Kovach’s particular process of creating a painting is fluid.

“Usually I start on the floor, with acrylic, water-based paint, and I paint on panels, not canvas. It keeps it nice and smooth, it’s a nice sturdy surface. I work with a few layers of the acrylic paint until I feel that’s as far as I want to go. With acrylic, there are so many levels of dimension because you can see some through the layers. Then I go in with oil, usually up on the easel, with washes of color and adding thicker paint. I just love that play, back and forth, diving into the panel, deep flat areas and thick luscious areas, I find that super interesting, being able to adapt with different consistencies of paint.”

She continues. “I typically work on at least two paintings at once, because, I sit on that bench, and I just stare at them, thinking, ‘what needs to come out? Sometimes with the all-over composition, I have to figure out what’s going to be the focal point, what’s going to work. I spend a lot of time just looking at them and switching back and forth. There are times when I’ve got one I’ve been struggling with, I can’t figure out what comes next. So I set it aside and get a different one but I can’t stop looking at the first one, and I keep going over and painting on it,” she laughs. “I can’t work on just one at once. I need that bouncing back and forth.”

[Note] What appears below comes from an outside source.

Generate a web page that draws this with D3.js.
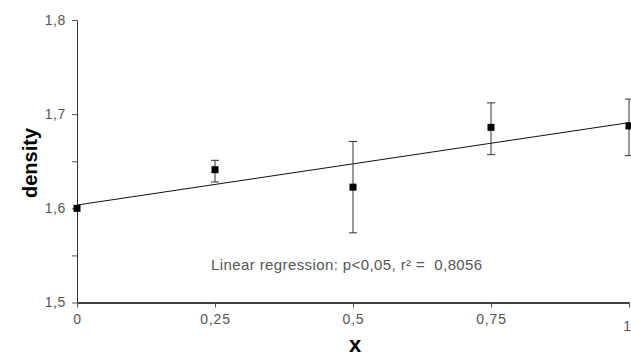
<!DOCTYPE html>
<html>
<head>
<meta charset="utf-8">
<script src="https://cdn.jsdelivr.net/npm/d3@7.9.0/dist/d3.min.js"></script>
<style>
  body { margin: 0; background: #fff; }
  svg { display: block; font-family: "Liberation Sans", Arial, sans-serif; }
</style>
</head>
<body>
<div id="chart"></div>
<script>
const xValues = [0, 0.25, 0.5, 0.75, 1];
const means = [1.600, 1.641, 1.6225, 1.686, 1.6875];
const upper = [1.600, 1.651, 1.671, 1.712, 1.716];
const lower = [1.600, 1.628, 1.574, 1.657, 1.656];
const xTicks = [0, 0.25, 0.5, 0.75, 1];
const xTickLabels = ['0', '0,25', '0,5', '0,75', '1'];
const yTicks = [1.5, 1.55, 1.6, 1.65, 1.7, 1.8];
const yLabelTicks = [1.5, 1.6, 1.7, 1.8];
const regression = { intercept: 1.6035, slope: 0.0875 };
const note = 'Linear regression: p<0,05, r² =  0,8056';

const width = 631, height = 356;

const svg = d3.select('#chart').append('svg')
  .attr('width', width).attr('height', height);

const xScale = d3.scaleLinear().domain([0, 1]).range([77, 629]);
const yScale = d3.scaleLinear().domain([1.5, 1.8]).range([302.5, 20]);

// y axis
const yAxis = svg.append('g')
  .attr('transform', `translate(${xScale(0)},0)`)
  .call(d3.axisLeft(yScale).tickValues(yTicks).tickSize(5).tickSizeOuter(0)
    .tickFormat(d => yLabelTicks.some(v => Math.abs(v - d) < 1e-9) ? d3.format('.1f')(d).replace('.', ',') : ''));
yAxis.select('.domain').attr('stroke', '#333');
yAxis.selectAll('.tick line').attr('stroke', '#555');
yAxis.selectAll('.tick text').attr('x', -11).attr('fill', '#555')
  .style('font-size', '14px').style('letter-spacing', '0.6px');

// x axis
const xAxis = svg.append('g')
  .attr('transform', `translate(0,${yScale(1.5)})`)
  .call(d3.axisBottom(xScale).tickValues(xTicks).tickSize(5).tickSizeOuter(0)
    .tickFormat((d, i) => xTickLabels[i]));
xAxis.select('.domain').attr('stroke', '#000').attr('stroke-width', 1.3);
xAxis.selectAll('.tick line').attr('stroke', '#555');
xAxis.selectAll('.tick text').attr('fill', '#555').style('font-size', '14px')
  .style('letter-spacing', '0.8px').attr('y', 12);
xAxis.selectAll('.tick').filter(d => d === 1).select('text')
  .attr('y', 19).attr('dx', -2);

// regression line
svg.append('line')
  .attr('x1', xScale(0)).attr('y1', yScale(regression.intercept))
  .attr('x2', xScale(1)).attr('y2', yScale(regression.intercept + regression.slope))
  .attr('stroke', '#111').attr('stroke-width', 1);

// error bars
const pts = xValues.map((x, i) => ({ x, m: means[i], hi: upper[i], lo: lower[i] }));
const eb = svg.append('g').attr('stroke', '#333').attr('stroke-width', 1);
pts.filter(d => d.hi !== d.lo).forEach(d => {
  const cx = xScale(d.x);
  eb.append('line').attr('x1', cx).attr('x2', cx)
    .attr('y1', yScale(d.hi)).attr('y2', yScale(d.lo));
  [d.hi, d.lo].forEach(v => eb.append('line')
    .attr('x1', cx - 4).attr('x2', cx + 4)
    .attr('y1', yScale(v)).attr('y2', yScale(v)));
});

// markers
svg.append('g').selectAll('rect').data(pts).join('rect')
  .attr('x', d => xScale(d.x) - 3.5).attr('y', d => yScale(d.m) - 3.5)
  .attr('width', 7).attr('height', 7).attr('fill', '#000');

// annotation
svg.append('text')
  .attr('x', 211).attr('y', 270)
  .attr('fill', '#555').style('font-size', '15px')
  .style('white-space', 'pre').style('letter-spacing', '0.4px')
  .text(note);

// axis titles
svg.append('text')
  .attr('transform', 'translate(37,163) rotate(-90)')
  .attr('text-anchor', 'middle')
  .style('font-size', '20px').style('font-weight', 'bold')
  .text('density');

svg.append('text')
  .attr('x', xScale(0.5) + 2).attr('y', 352)
  .attr('text-anchor', 'middle')
  .style('font-size', '22px').style('font-weight', 'bold')
  .text('x');
</script>
</body>
</html>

Kovach is looking forward to having people look at her work as well, when the exhibition opens Saturday.

“Getting your name out there, people seeing your work, any opportunity to put yourself out there, you never know what will come of it. I could not sell one painting during the show, but in a year or two, there’s always something that comes out of it. But it’s a wonderful opportunity to get my work out there.”

Axel Interiors is located at 33 North Ave. in Norwalk.